I wanted to point out two recent instances of how the not-so-new digital age can include good ol' fashioned books, as the two often complement one another. I figure it's a useful strategy for keeping books around, at least for now. Right?
The first example was on CNN, not a station I watch all that voluntarily. Well, I don't have cable, so I can't watch it either way, but it is on at the gym and it's much more bearable than ESPN. I was there this weekend, running and watching Fareed Zakaria GPS. It was, of course, all Iran, all the time - as it should be. But after working with his guests to incorporate online information, especially snippets pulled from Twitter, on a giant flat screen that lay in front of them as a desk, Zakaria then looked up and ended the segment with... wait for it... two book recommendations! Though I cannot vouch for these books, the ones he recommended were:
- The Ayatollah Begs to Differ: The Paradox of Modern Iran by Hooman Majd
- ... I don't remember! Sorry, but I was running and just pleased to see BOOKS being promoted. It was a travelogue, by an American who may or may not been of Persian descent.
Everyone's been discussing the Twitter effect with this news story, the amount of uncensored voices coming off the streets of Tehran right into homes across the world, and it is astonishing. It's also fascinating to see the way media is handling media - so there is old stalwart CNN, suddenly risking being seen as dated, clicking through online and recommending, on air and online, Andrew Sullivan's blog. It's nice to see in this enthusiasm for all things immediate that someone thought of books, for those of us that want to see real time but also want the full back story.

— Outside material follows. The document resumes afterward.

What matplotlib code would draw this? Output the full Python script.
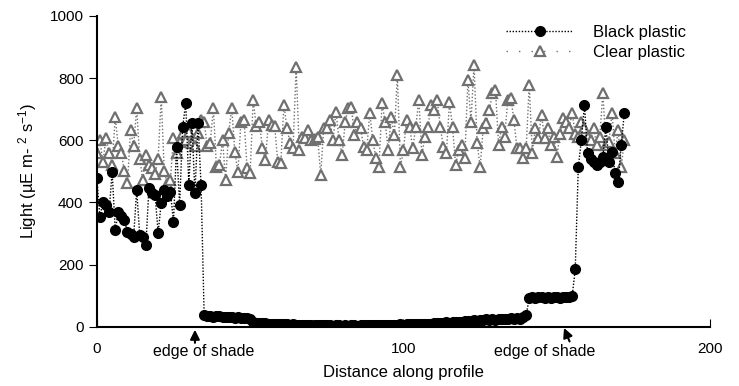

The second item I wanted to note here was new Granta editor John Freeman's plea for print in the UK Independent. While I admire his rhetoric here in arguing for the importance of print publications, I also appreciate how he ties in the importance of literary voices, first:
Publishers are still buying multi-million celebrity "books" but grow antsy when it comes to signing up literary writers, the type whose fourth or fifth book (such as Joseph O'Neill's Netherland) might someday underwrite an entire season. It's always the end times in publishing, sure, but due to the anxiety over new technology and the comeuppance created by far too much corporate merging these are especially dour ones...
A week ago, a friend told me that one of the largest publishers in the US had recently done a survey. The pure cost of making a book, they discovered – before paying any advance – was roughly $65,000. That was the number editors had to keep in mind before they made any decision about signing up a new title.
Could it conceivably earn back $65,000? This question puts most types of literature at an instant disadvantage. Do any books of poems earn back $65,000? What about a short story collection? Can any book in translation stride over that mighty financial hurdle? Or a collection of novellas? Maybe that number was revealed to editors as a reminder, not a rule, but it points rather unsubtly toward what sells: entertainment, scandal, politics, and famous writers with known audiences.
And then pulls in international voices in particular, combining his perspective on technology with the reality of new literary voices emerging from anywhere and everywhere:
While American literature remains enormously vital and restless – could England ever have produced a Thomas Pynchon? Junot Diaz? – a literary journal cannot in good conscience pretend that an Anglo-American dialogue is at the heart of our cultures. Not when Nigeria alone has given us Chimamanda Adichie, Helon Habila and Uwem Akpan. Not when Kiran Desai and Suketu Mehta are exploring New York more viscerally than most writers born there, or when some of America's most exciting young novelists, such as Dave Eggers and Tony D'Souza, are finding a way to tell vital stories set in Sudan and Western Africa...
In troubled and violent times, we do not have the luxury to avoid the hard questions which have stalked English language publishing in recent years. What stories are made visible? In what syntax do they appear? Why are writers in translation made to speak on behalf of their entire country?
Another fair point.
Freeman makes a solid case for the importance of print as he wraps up, spinning ideas around but somehow having them land on their feet: "If the forces at work in publishing persist, we're moving towards a world with less and less available in print. Publication on an actual press upon paper which was once a tree will become special again, as it should be - a cause for celebration." Once again, a vision I can support.
May Granta live on, then, and prosper!